Nach seiner Freilassung im Jahr 1356 schloss sich Philipp von Navarra der Sache seines Bruders Karl II., genannt „der Böse“, König von Navarra, an, der sich in Gefangenschaft des Königs von Frankreich befand. Er verbündete sich in der Normandie mit Eduard III. von England und öffnete den Engländern das Seinetal, indem er sich in Évreux verschanzte. Mit seinem Bruder Ludwig von Navarra forderte er König Johann und dessen Sohn Karl, den späteren König Karl V. heraus. Es gelang ihm jedoch nicht, die gesamte Provinz zu unterwerfen. Am 19. September 1356 kämpfte er in der Schlacht von Poitiers an der Spitze der Truppen Navarras unter dem Kommando des Schwarzen Prinzen.

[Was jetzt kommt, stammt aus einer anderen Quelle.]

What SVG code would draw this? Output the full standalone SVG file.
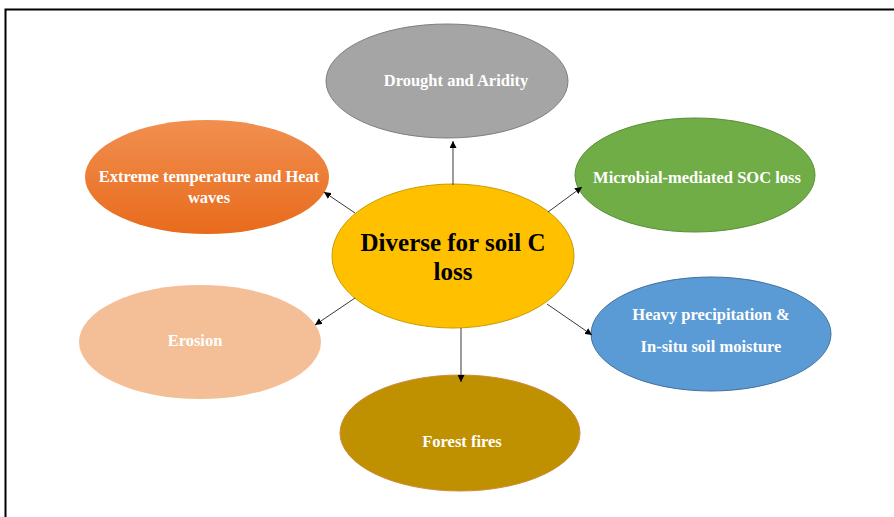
<svg xmlns="http://www.w3.org/2000/svg" width="894" height="517" viewBox="0 0 894 517">
<defs>
<linearGradient id="gOrange" x1="0" y1="0" x2="0" y2="1">
<stop offset="0" stop-color="#F18F50"/>
<stop offset="1" stop-color="#E86B1C"/>
</linearGradient>
<marker id="arr" viewBox="0 0 10 10" refX="10" refY="5" markerWidth="7" markerHeight="7" markerUnits="userSpaceOnUse" orient="auto">
<path d="M0,0 L10,5 L0,10 z" fill="#000"/>
</marker>
</defs>
<style>
.lbl{font-family:"Liberation Serif","Times New Roman",serif;font-weight:bold;font-size:16.5px;fill:#fff;text-anchor:middle}
.ctr{font-family:"Liberation Serif","Times New Roman",serif;font-weight:bold;font-size:25px;fill:#000;text-anchor:middle}
.con{stroke:#3a3a3a;stroke-width:1;fill:none;marker-end:url(#arr)}
</style>
<rect x="5.5" y="9.5" width="900" height="520" fill="#fff" stroke="#000" stroke-width="2"/>
<g id="drought">
<ellipse cx="447" cy="81" rx="121" ry="57" fill="#A5A5A5" stroke="#7f7f7f" stroke-width="1"/>
<text class="lbl" x="456" y="86">Drought and Aridity</text>
</g>
<g id="extreme">
<ellipse cx="207" cy="177" rx="122" ry="57" fill="url(#gOrange)"/>
<text class="lbl" x="209" y="182">Extreme temperature and Heat</text>
<text class="lbl" x="209" y="203">waves</text>
</g>
<g id="microbial">
<ellipse cx="695" cy="175" rx="120" ry="57" fill="#70AD47" stroke="#5a8f38" stroke-width="1"/>
<text class="lbl" x="697" y="183">Microbial-mediated SOC loss</text>
</g>
<g id="center">
<ellipse cx="453" cy="256" rx="121" ry="72" fill="#FFC000" stroke="#c99a00" stroke-width="1"/>
<text class="ctr" x="453" y="251">Diverse for soil C</text>
<text class="ctr" x="453" y="280">loss</text>
</g>
<g id="erosion">
<ellipse cx="200" cy="342" rx="121" ry="57" fill="#F4BF97"/>
<text class="lbl" x="195" y="346">Erosion</text>
</g>
<g id="heavy">
<ellipse cx="711" cy="334" rx="120" ry="57" fill="#5B9BD5" stroke="#41719C" stroke-width="1"/>
<text class="lbl" x="711" y="320">Heavy precipitation &amp;</text>
<text class="lbl" x="711" y="352">In-situ soil moisture</text>
</g>
<g id="forest">
<ellipse cx="460" cy="433" rx="120" ry="58" fill="#BF9000" stroke="#d08a40" stroke-width="1"/>
<text class="lbl" x="462" y="447">Forest fires</text>
</g>
<g id="connectors">
<line class="con" x1="453" y1="185" x2="453" y2="141"/>
<line class="con" x1="355" y1="213" x2="324" y2="192"/>
<line class="con" x1="548" y1="212" x2="582" y2="187"/>
<line class="con" x1="547" y1="304" x2="592" y2="335"/>
<line class="con" x1="355" y1="298" x2="315" y2="325"/>
<line class="con" x1="461" y1="328" x2="461" y2="382"/>
</g>
</svg>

Die Niederlage der französischen Armee beraubte Johanna von Bar der Unterstützung des Königs von Frankreich, der in Gefangenschaft geraten war. Yolande übernahm erneut die Regentschaft und ihr Sohn Robert wurde im Dezember 1356 zum Ritter geschlagen. Am 8. November 1359 wurde er für volljährig erklärt. 1354 hatte König Karl IV. die Grafschaft Bar zum Herzogtum erhoben – Bar war Reichslehen, obwohl der Graf in Bezug auf das Land links der Maas seit einem halben Jahrhundert Vasall des Königs von Frankreich war. Als er 1364 Maria von Frankreich heiratete, Tochter von Johann II., war er Schwiegersohn des alten und Schwager des neuen französischen Königs, über die Mutter seiner Ehefrau, Jutta von Luxemburg, zudem Neffe des Kaisers. Johann II. starb am 8. April 1364, am 19. Mai nahm Robert an der Krönung Karls V. in Reims teil.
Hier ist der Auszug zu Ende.